So I needed to do anything I could to protect my job, take care of my family. Do you have any idea how much money was at stake? Do you?… Real money, bro, there’s no way you can’t do everything and anything you can to maximize that.
As Michael O’Keefe and Andy Martino point out in the linked piece, the revelation that Lenny Dykstra took steroids isn’t exactly breaking news. Randall Lane’s new book puts it in context with Dykstra’s personality and provides more evidence that Dykstra uses the word “bro” in about every other sentence, but Dykstra was named in the Mitchell Report.
I like this quote, though, because of the way it speaks to Dykstra’s motivations, and I assume the moviations of many of baseball’s steroid users. Major League Baseball is a massively competitive undertaking and its players are massively competitive people. Many of them were (and many probably still are) willing to jeopardize their longterm health for an additional edge, or, once steroids became pervasive, to be on even footing with their juiced-up brethren.
I wrote this about Dykstra last July:
Look at Lenny Dykstra. He’s a punchline now, filing for Chapter 11 after all that posturing about his financial wizardry. But the things that endeared Nails to the fans — that grit and hustle and desire that so many are looking for and that no one ever doubted in Dykstra — are likely the same qualities that prompted his downfall. Maybe Dykstra couldn’t stop competing, so he thrashed and flailed to stay afloat and took out loans all over town.
Is it a coincidence that, according to Moneyball, Billy Beane called Dykstra “perfectly designed, emotionally” for baseball? Probably. Is it a coincidence that Dykstra was named in the Mitchell Report?
Probably not. I don’t know the guy, and I’m certainly not here to say all steroid users are just like Dykstra, but no one stumbles backwards into the Major Leagues. It takes a ton of work, and anybody who completes that work has to be seriously driven.
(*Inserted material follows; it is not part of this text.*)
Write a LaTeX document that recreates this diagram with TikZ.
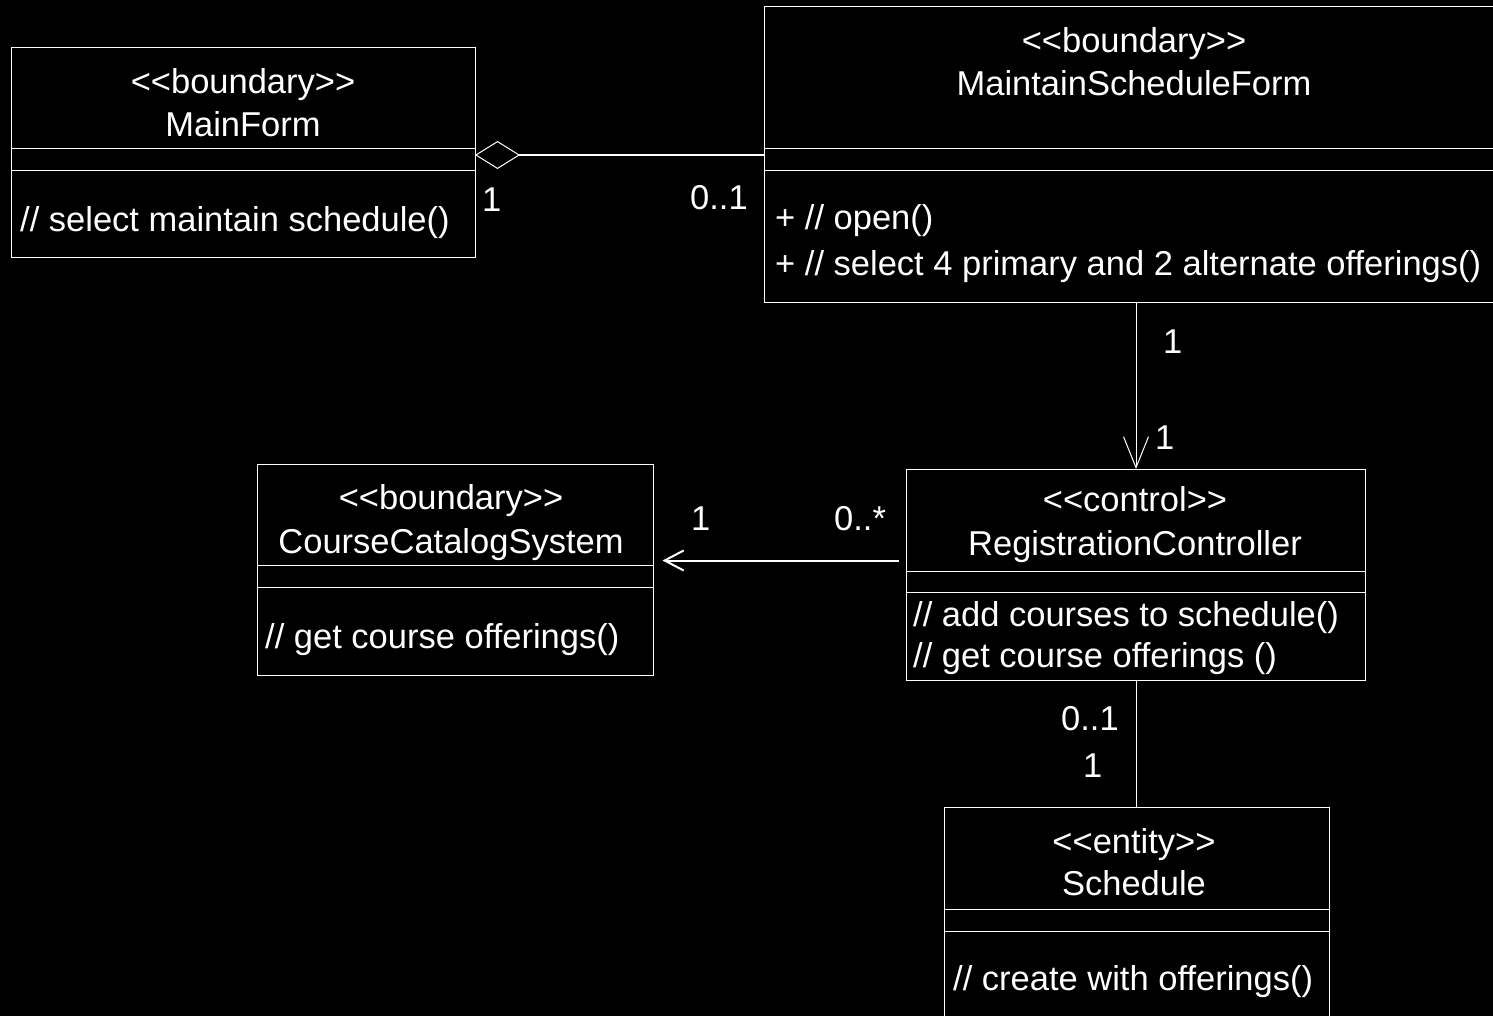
\documentclass[tikz,border=0pt]{standalone}
\usepackage{fontspec}
\setmainfont{Liberation Sans}
\usetikzlibrary{arrows.meta}
\newcommand{\umlsize}{\fontsize{34.5}{42}\selectfont}
\tikzset{
    umlbox/.style={draw=white, line width=1pt, rectangle, inner sep=0pt, outer sep=0pt},
    umltext/.style={text=white, font=\umlsize, inner sep=0pt, anchor=base},
    optext/.style={umltext, anchor=base west},
    mult/.style={umltext, anchor=base west},
    divider/.style={draw=white, line width=1pt},
    aggr/.style={draw=white, line width=2pt, {Diamond[open, length=45pt, width=28pt, line width=1pt]}-},
    navarr/.style={draw=white, line width=2pt, -{Straight Barb[length=19pt, width=20pt]}},
    navthin/.style={draw=white, line width=1pt, -{Straight Barb[length=31pt, width=25pt]}}
}

\begin{document}
\begin{tikzpicture}[x=1pt, y=-1pt]
        % --- Canvas ---
        \fill[black, use as bounding box] (0,0) rectangle (1493,1016);
        \clip (0,0) rectangle (1493,1016);

        % --- Classes ---
        \node[umlbox, minimum width=464pt, minimum height=210pt] (mainform) at (243,153) {};
        \node[umlbox, minimum width=740pt, minimum height=295pt] (msform) at (1134,154.5) {};
        \node[umlbox, minimum width=396pt, minimum height=211pt] (catalog) at (455.5,569.5) {};
        \node[umlbox, minimum width=459pt, minimum height=211pt] (regctrl) at (1136,574.5) {};
        \node[umlbox, minimum width=385pt, minimum height=223pt] (schedule) at (1137,918.5) {};

        % --- Compartments ---
        \draw[divider] (mainform.west |- 0,149) -- (mainform.east |- 0,149);
        \draw[divider] (mainform.west |- 0,171) -- (mainform.east |- 0,171);
        \draw[divider] (msform.west |- 0,149) -- (msform.east |- 0,149);
        \draw[divider] (msform.west |- 0,171) -- (msform.east |- 0,171);
        \draw[divider] (catalog.west |- 0,565) -- (catalog.east |- 0,565);
        \draw[divider] (catalog.west |- 0,587) -- (catalog.east |- 0,587);
        \draw[divider] (regctrl.west |- 0,571) -- (regctrl.east |- 0,571);
        \draw[divider] (regctrl.west |- 0,592) -- (regctrl.east |- 0,592);
        \draw[divider] (schedule.west |- 0,909) -- (schedule.east |- 0,909);
        \draw[divider] (schedule.west |- 0,931) -- (schedule.east |- 0,931);

        % --- Names ---
        \node[umltext] (mainformst) at (243,94) {<{}<boundary>{}>};
        \node[umltext] (mainformnm) at (243,137) {MainForm};
        \node[umltext] (msformst) at (1134,53) {<{}<boundary>{}>};
        \node[umltext] (msformnm) at (1134,96) {MaintainScheduleForm};
        \node[umltext] (catalogst) at (451,509) {<{}<boundary>{}>};
        \node[umltext] (catalognm) at (451,553) {CourseCatalogSystem};
        \node[umltext] (regctrlst) at (1135,511) {<{}<control>{}>};
        \node[umltext] (regctrlnm) at (1135,555) {RegistrationController};
        \node[umltext] (schedulest) at (1134,853) {<{}<entity>{}>};
        \node[umltext] (schedulenm) at (1134,895) {Schedule};

        % --- Operations ---
        \node[optext] (mainformop) at (20,232) {// select maintain schedule()};
        \node[optext] (msformopa) at (775,230) {+ // open()};
        \node[optext] (msformopb) at (775,276) {+ // select 4 primary and 2 alternate offerings()};
        \node[optext] (catalogop) at (265,648) {// get course offerings()};
        \node[optext] (regctrlopa) at (913,626) {// add courses to schedule()};
        \node[optext] (regctrlopb) at (913,667) {// get course offerings ()};
        \node[optext] (scheduleop) at (953,990) {// create with offerings()};

        % --- Associations ---
        \draw[aggr] ([yshift=-2pt]mainform.east) -- ([yshift=-2pt]mainform.east -| msform.west);
        \draw[navthin] (msform.south -| regctrl.north) -- (regctrl.north);
        \draw[navarr] ([shift={(-8,-14)}]regctrl.west) -- ([shift={(9,-9)}]catalog.east);
        \draw[divider] (regctrl.south) -- (regctrl.south |- schedule.north);

        % --- Multiplicities ---
        \node[mult] (mfone) at (482,212) {1};
        \node[mult] (msfopt) at (690,210) {0..1};
        \node[mult] (msfone) at (1163,353) {1};
        \node[mult] (rcone) at (1155,449) {1};
        \node[mult] (ccone) at (691,530) {1};
        \node[mult] (rcmany) at (834,530) {0..*};
        \node[mult] (rcopt) at (1061,730) {0..1};
        \node[mult] (schone) at (1083,777) {1};

    \end{tikzpicture}
\end{document}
It’s sad, really. Everything you read about Dykstra’s career in finance essentially tells of a narrow-minded man striving desperately to get ahead. When Dykstra did everything in his power to win on the baseball field, we celebrated it. He was one of the great dirty-uniform guys in Mets’ history. When Dykstra did everything in his power to win off the baseball field, it was tragic and pathetic. Probably not the type of reward he was used to for his mindset.